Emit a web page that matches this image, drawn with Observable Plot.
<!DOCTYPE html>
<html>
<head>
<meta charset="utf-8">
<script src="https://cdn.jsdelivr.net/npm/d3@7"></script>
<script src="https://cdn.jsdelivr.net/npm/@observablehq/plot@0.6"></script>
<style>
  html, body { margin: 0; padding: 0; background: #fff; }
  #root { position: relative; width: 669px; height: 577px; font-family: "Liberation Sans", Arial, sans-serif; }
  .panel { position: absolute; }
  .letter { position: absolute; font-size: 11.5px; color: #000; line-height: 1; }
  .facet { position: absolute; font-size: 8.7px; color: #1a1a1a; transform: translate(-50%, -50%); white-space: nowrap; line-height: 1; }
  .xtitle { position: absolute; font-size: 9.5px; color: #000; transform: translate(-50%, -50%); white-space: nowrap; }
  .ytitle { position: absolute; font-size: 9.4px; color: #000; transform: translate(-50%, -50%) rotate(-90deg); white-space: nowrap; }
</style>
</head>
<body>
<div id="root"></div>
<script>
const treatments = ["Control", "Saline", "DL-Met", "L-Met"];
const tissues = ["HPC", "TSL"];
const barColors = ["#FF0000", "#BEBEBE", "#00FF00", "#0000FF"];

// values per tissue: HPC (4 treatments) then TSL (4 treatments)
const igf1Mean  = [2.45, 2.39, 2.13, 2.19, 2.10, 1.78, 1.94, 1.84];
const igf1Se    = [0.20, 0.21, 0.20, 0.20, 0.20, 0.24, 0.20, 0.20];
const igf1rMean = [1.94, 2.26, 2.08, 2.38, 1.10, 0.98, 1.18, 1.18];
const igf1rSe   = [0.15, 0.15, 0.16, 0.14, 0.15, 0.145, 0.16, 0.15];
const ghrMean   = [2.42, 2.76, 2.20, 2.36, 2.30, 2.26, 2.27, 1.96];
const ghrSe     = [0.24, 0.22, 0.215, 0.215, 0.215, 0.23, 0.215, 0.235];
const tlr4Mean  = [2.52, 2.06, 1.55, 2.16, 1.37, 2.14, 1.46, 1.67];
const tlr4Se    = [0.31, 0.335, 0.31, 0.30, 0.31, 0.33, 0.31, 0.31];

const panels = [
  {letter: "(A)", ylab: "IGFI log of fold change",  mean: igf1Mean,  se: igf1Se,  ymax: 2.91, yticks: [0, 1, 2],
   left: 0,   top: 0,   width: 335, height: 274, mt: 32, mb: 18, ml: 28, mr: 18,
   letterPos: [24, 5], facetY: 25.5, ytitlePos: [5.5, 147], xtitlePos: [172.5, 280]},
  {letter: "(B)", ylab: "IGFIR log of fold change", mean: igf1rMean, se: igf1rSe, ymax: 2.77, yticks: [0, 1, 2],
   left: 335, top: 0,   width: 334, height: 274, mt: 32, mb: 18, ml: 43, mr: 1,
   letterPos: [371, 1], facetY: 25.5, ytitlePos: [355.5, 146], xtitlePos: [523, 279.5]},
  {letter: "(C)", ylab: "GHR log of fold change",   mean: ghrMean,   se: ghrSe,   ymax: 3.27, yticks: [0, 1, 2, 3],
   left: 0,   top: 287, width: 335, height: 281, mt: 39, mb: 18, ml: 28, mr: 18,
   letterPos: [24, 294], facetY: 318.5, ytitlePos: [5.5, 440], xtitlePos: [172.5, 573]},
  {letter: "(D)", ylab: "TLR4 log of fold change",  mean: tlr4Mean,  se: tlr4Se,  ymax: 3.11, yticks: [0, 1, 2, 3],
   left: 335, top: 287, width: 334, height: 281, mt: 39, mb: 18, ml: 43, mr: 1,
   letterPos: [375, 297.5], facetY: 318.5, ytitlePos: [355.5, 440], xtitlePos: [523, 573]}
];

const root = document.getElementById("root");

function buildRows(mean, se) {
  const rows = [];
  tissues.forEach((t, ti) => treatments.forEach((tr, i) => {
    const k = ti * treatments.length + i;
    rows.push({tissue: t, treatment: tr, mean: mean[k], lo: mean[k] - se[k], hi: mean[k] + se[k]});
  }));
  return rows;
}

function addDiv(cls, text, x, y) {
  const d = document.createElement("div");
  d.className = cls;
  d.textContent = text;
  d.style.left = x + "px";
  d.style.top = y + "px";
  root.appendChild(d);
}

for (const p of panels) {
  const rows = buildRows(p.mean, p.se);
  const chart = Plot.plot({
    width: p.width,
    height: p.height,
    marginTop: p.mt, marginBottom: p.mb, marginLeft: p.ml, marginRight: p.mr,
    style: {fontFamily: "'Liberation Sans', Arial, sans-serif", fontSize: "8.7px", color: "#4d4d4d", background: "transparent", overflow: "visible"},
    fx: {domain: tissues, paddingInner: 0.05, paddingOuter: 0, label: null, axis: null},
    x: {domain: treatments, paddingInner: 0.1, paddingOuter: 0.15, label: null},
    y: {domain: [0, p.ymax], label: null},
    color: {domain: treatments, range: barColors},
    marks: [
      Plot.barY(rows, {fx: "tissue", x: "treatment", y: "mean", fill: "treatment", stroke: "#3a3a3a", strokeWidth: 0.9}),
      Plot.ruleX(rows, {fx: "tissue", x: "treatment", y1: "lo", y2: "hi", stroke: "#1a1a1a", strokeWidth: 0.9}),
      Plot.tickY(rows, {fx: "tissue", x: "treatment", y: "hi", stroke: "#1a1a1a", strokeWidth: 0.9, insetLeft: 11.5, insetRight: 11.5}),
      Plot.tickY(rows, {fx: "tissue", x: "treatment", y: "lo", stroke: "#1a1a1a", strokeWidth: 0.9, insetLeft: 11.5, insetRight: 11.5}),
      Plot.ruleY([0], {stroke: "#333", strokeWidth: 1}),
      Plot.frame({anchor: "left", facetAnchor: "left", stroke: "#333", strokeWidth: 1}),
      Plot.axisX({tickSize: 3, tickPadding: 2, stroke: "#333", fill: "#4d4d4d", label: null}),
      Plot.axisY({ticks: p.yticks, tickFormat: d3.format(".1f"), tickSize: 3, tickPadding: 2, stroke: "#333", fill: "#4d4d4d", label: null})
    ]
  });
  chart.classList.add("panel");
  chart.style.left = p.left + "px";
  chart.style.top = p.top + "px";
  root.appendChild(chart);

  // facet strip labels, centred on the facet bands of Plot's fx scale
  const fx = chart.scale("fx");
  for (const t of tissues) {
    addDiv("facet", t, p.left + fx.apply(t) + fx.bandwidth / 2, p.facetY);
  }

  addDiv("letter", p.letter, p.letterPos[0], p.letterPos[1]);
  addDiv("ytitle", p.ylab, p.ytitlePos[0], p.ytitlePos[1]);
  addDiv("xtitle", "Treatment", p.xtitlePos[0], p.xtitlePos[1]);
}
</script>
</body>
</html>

☆ ☆ ☆ ☆

### Exercise task
Beginning at the top of the data, please return every line until and including the line containing "0.33, 0.31, 0.31];", copied exactly, and nothing past it.

### Result of this exercise
Emit a web page that matches this image, drawn with Observable Plot.
<!DOCTYPE html>
<html>
<head>
<meta charset="utf-8">
<script src="https://cdn.jsdelivr.net/npm/d3@7"></script>
<script src="https://cdn.jsdelivr.net/npm/@observablehq/plot@0.6"></script>
<style>
  html, body { margin: 0; padding: 0; background: #fff; }
  #root { position: relative; width: 669px; height: 577px; font-family: "Liberation Sans", Arial, sans-serif; }
  .panel { position: absolute; }
  .letter { position: absolute; font-size: 11.5px; color: #000; line-height: 1; }
  .facet { position: absolute; font-size: 8.7px; color: #1a1a1a; transform: translate(-50%, -50%); white-space: nowrap; line-height: 1; }
  .xtitle { position: absolute; font-size: 9.5px; color: #000; transform: translate(-50%, -50%); white-space: nowrap; }
  .ytitle { position: absolute; font-size: 9.4px; color: #000; transform: translate(-50%, -50%) rotate(-90deg); white-space: nowrap; }
</style>
</head>
<body>
<div id="root"></div>
<script>
const treatments = ["Control", "Saline", "DL-Met", "L-Met"];
const tissues = ["HPC", "TSL"];
const barColors = ["#FF0000", "#BEBEBE", "#00FF00", "#0000FF"];

// values per tissue: HPC (4 treatments) then TSL (4 treatments)
const igf1Mean  = [2.45, 2.39, 2.13, 2.19, 2.10, 1.78, 1.94, 1.84];
const igf1Se    = [0.20, 0.21, 0.20, 0.20, 0.20, 0.24, 0.20, 0.20];
const igf1rMean = [1.94, 2.26, 2.08, 2.38, 1.10, 0.98, 1.18, 1.18];
const igf1rSe   = [0.15, 0.15, 0.16, 0.14, 0.15, 0.145, 0.16, 0.15];
const ghrMean   = [2.42, 2.76, 2.20, 2.36, 2.30, 2.26, 2.27, 1.96];
const ghrSe     = [0.24, 0.22, 0.215, 0.215, 0.215, 0.23, 0.215, 0.235];
const tlr4Mean  = [2.52, 2.06, 1.55, 2.16, 1.37, 2.14, 1.46, 1.67];
const tlr4Se    = [0.31, 0.335, 0.31, 0.30, 0.31, 0.33, 0.31, 0.31];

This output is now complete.